Pour ma part, j’ai refait dans les cliniques d’hypnotisme moderne, par la seule efficacité de la suggestion, toutes les opérations des occultistes du moyen âge (envoûtements, sorts, évocations du diable ou d’autres esprits, visions du sabbat).

Le sujet hypnotique ou médium, sous l’empire de la volonté, subit si puissamment ses visions, réelles pour lui seul, qu’il peut non seulement les décrire, mais dialoguer avec les personnages apparus dans ses rêves et qui lui répondent comme la table répond à ceux qui la font parler. Il ne s’agit là, pourtant, que de pensées et de souvenirs appartenant au sujet et qu’il croit, dans les illusions de l’hypnotisme, extérieures à lui.

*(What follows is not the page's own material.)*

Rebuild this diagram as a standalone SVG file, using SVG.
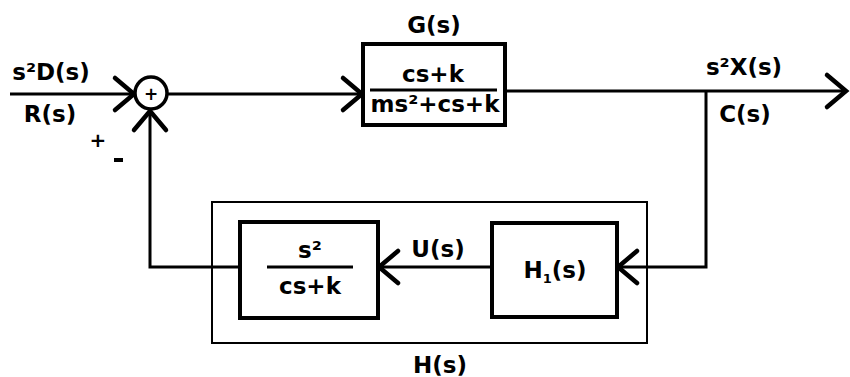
<svg xmlns="http://www.w3.org/2000/svg" width="850" height="377" viewBox="0 0 850 377">
  <style>
    text { font-family: "DejaVu Sans", "Liberation Sans", sans-serif; font-weight: bold; fill: #000; }
    .lbl { font-size: 23px; text-anchor: middle; }
    .sign { font-size: 20px; text-anchor: middle; }
    .blk { fill: #fff; stroke: #000; stroke-width: 4; }
    .outer { fill: none; stroke: #000; stroke-width: 2; }
    .bar { stroke: #000; stroke-width: 3; }
    .wire { fill: none; stroke: #000; stroke-width: 3; }
    .arr { marker-end: url(#chev); }
  </style>
  <defs>
    <marker id="chev" markerUnits="userSpaceOnUse" viewBox="-24 -20 28 40" refX="0" refY="0" markerWidth="28" markerHeight="40" orient="auto">
      <path d="M -19 -16 L 0 0 L -19 16" fill="none" stroke="#000" stroke-width="4.5" stroke-linecap="round"/>
    </marker>
  </defs>

  <!-- signal paths -->
  <g id="connectors">
    <line class="wire arr" x1="10" y1="94" x2="134" y2="94"/>
    <line class="wire arr" x1="168" y1="94" x2="362" y2="94"/>
    <line class="wire arr" x1="505" y1="91" x2="846" y2="91"/>
    <polyline class="wire arr" points="706,91 706,267 618,267"/>
    <line class="wire arr" x1="492" y1="267" x2="379" y2="267"/>
    <polyline class="wire arr" points="240,267 150,267 150,111"/>
  </g>

  <!-- summing junction -->
  <g id="sum">
    <circle cx="151" cy="93" r="16" fill="#fff" stroke="#000" stroke-width="3.5"/>
    <text class="sign" x="151" y="100" style="font-size:17px">+</text>
    <text class="sign" x="98" y="147">+</text>
    <rect x="114" y="158" width="9" height="4" fill="#000"/>
  </g>

  <!-- signal labels -->
  <g id="labels">
    <text class="lbl" x="51" y="80">s²D(s)</text>
    <text class="lbl" x="50" y="122">R(s)</text>
    <text class="lbl" x="744" y="75">s²X(s)</text>
    <text class="lbl" x="745" y="122">C(s)</text>
    <text class="lbl" x="438" y="257">U(s)</text>
  </g>

  <!-- plant G(s) -->
  <g id="G">
    <text class="lbl" x="434" y="33">G(s)</text>
    <rect class="blk" x="363" y="44" width="142" height="81"/>
    <text class="lbl" x="433" y="82">cs+k</text>
    <line class="bar" x1="370" y1="90" x2="497" y2="90"/>
    <text class="lbl" x="435" y="112">ms²+cs+k</text>
  </g>

  <!-- feedback H(s) -->
  <g id="H">
    <rect class="outer" x="212" y="202" width="435" height="141"/>
    <text class="lbl" x="440" y="373">H(s)</text>
  </g>

  <g id="H2">
    <rect class="blk" x="240" y="222" width="138" height="96"/>
    <text class="lbl" x="310" y="258">s²</text>
    <line class="bar" x1="267" y1="267" x2="353" y2="267"/>
    <text class="lbl" x="310" y="294">cs+k</text>
  </g>

  <g id="H1">
    <rect class="blk" x="492" y="223" width="125" height="94"/>
    <text class="lbl" x="555" y="278">H<tspan style="font-size:13px" dy="5">1</tspan><tspan dy="-5">(s)</tspan></text>
  </g>
</svg>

Qu’est-ce que le médium ? — Le plus souvent un sujet hypnotique, victime de ses propres suggestions et de la suggestion ambiante, consciente ou non, des assistants, pendant les séances. La plupart des ce esprits » ne sont que des suggestions reçues par le médium ; les réponses des tables, même les plus sincères, sont d’ordinaire suggérées. La télépathie elle-même peut être assimilée à une suggestion à distance.

Tout le monde est suggestible à des degrés différents, même et quelquefois surtout les intelligents. L’éloquence, l’éducation, le journalisme sont de puissants moyens de suggestion, qui n’ont pas attendu, pour agir, les médecins hypnotiseurs.

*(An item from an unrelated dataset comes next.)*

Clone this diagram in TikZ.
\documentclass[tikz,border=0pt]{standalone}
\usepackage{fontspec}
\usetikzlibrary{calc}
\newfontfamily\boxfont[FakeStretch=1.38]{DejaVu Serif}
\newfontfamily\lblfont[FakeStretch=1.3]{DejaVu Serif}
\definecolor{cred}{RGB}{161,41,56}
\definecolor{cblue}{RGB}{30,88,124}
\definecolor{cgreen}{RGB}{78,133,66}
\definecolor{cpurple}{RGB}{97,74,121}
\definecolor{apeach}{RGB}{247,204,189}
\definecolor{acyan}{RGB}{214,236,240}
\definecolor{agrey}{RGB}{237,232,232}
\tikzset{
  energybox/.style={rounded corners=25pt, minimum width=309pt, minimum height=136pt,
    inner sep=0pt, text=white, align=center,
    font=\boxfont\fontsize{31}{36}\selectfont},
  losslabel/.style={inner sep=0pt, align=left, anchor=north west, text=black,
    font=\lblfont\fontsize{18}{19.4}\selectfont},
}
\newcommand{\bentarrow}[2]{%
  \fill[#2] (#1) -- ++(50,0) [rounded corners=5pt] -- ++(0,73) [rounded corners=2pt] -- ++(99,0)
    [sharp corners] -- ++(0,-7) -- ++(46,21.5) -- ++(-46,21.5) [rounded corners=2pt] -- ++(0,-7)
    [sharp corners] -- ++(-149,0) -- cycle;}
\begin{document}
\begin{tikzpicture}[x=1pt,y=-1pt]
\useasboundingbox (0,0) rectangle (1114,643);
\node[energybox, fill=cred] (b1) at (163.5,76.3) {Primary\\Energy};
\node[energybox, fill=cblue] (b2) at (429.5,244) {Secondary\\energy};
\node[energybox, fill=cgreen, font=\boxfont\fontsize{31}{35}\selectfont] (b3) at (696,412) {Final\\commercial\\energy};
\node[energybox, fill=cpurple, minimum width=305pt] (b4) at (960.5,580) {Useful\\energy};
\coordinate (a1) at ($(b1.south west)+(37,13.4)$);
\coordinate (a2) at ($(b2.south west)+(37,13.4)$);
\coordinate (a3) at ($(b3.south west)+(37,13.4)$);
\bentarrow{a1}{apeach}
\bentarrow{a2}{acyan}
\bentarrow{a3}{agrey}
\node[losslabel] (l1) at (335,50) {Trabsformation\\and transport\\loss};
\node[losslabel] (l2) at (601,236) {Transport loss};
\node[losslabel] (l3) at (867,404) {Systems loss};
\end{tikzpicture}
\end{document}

Ainsi tous pouvons-nous par nous-mêmes nous forger une idée rudimentaire de ce que sont les médiums ; ils poussent à l’excès, jusqu’à l’illusion du rêve éveillé, cette puissance de suggestibilité que l’homme équilibré possède à la dose normale.

Si nous devons l’hypnotisme à Charcot principalement, la théorie et la pratique rituelle de la suggestion nous viennent d’un homme de génie, peut-être aussi grand, en tout cas plus modeste et plus humanitaire, le docteur Liebeault.

C’est lui le chef de cette fameuse Ecole de Nancy, dont les enseignements et les prodiges bataillèrent contre les enseignements et les prodiges de la Salpêtrière.

Charcot ne voyait qu’un phénomène corporel « somatique », dans le sommeil provoqué ; le docteur Liebeault y voit un phénomène psychique, l’influence de l’idée sur l’organe, et, pour parler plus clairement, la puissance de l’âme sur le corps. Ainsi par la volonté seule peut-on guérir bien des maux physiques ou mentaux…

Aujourd’hui le docteur Liebeault est un vieillard complètement retiré de la lutte, parce qu’il a triomphé. L’école nouvelle a adopté ses enseignements. Ses disciples les plus directe, Bernheim, Liégois, Beaunis, Bérillon appliquent sa méthode d’une manière éclatante. Il a conquis même le camp adverse. Le professeur Raymond, successeur de Charcot à la Salpêtrière, et son collaborateur Pierre Janet se filient au moins autant au docteur Liebeault qu’au maître de la Salpêtrière. Nous avons recueilli par écrit, comme pour le docteur Césare Lombroso, l’opinion du docteur Liebeault. Elle est indispensable à cette enquête, et elle dissipera peut-être maintes inquiétudes dans le public par sa lucidité et son bon sens.


« Cher monsieur,


» Ce n’est pas sans un certain charme que je réponds à la lettre que vous venez de m’écrire à propos du mysticisme, du spiritualisme, etc. Il est grand temps de porter la lumière dans ces productions ténébreuses de l’esprit humain.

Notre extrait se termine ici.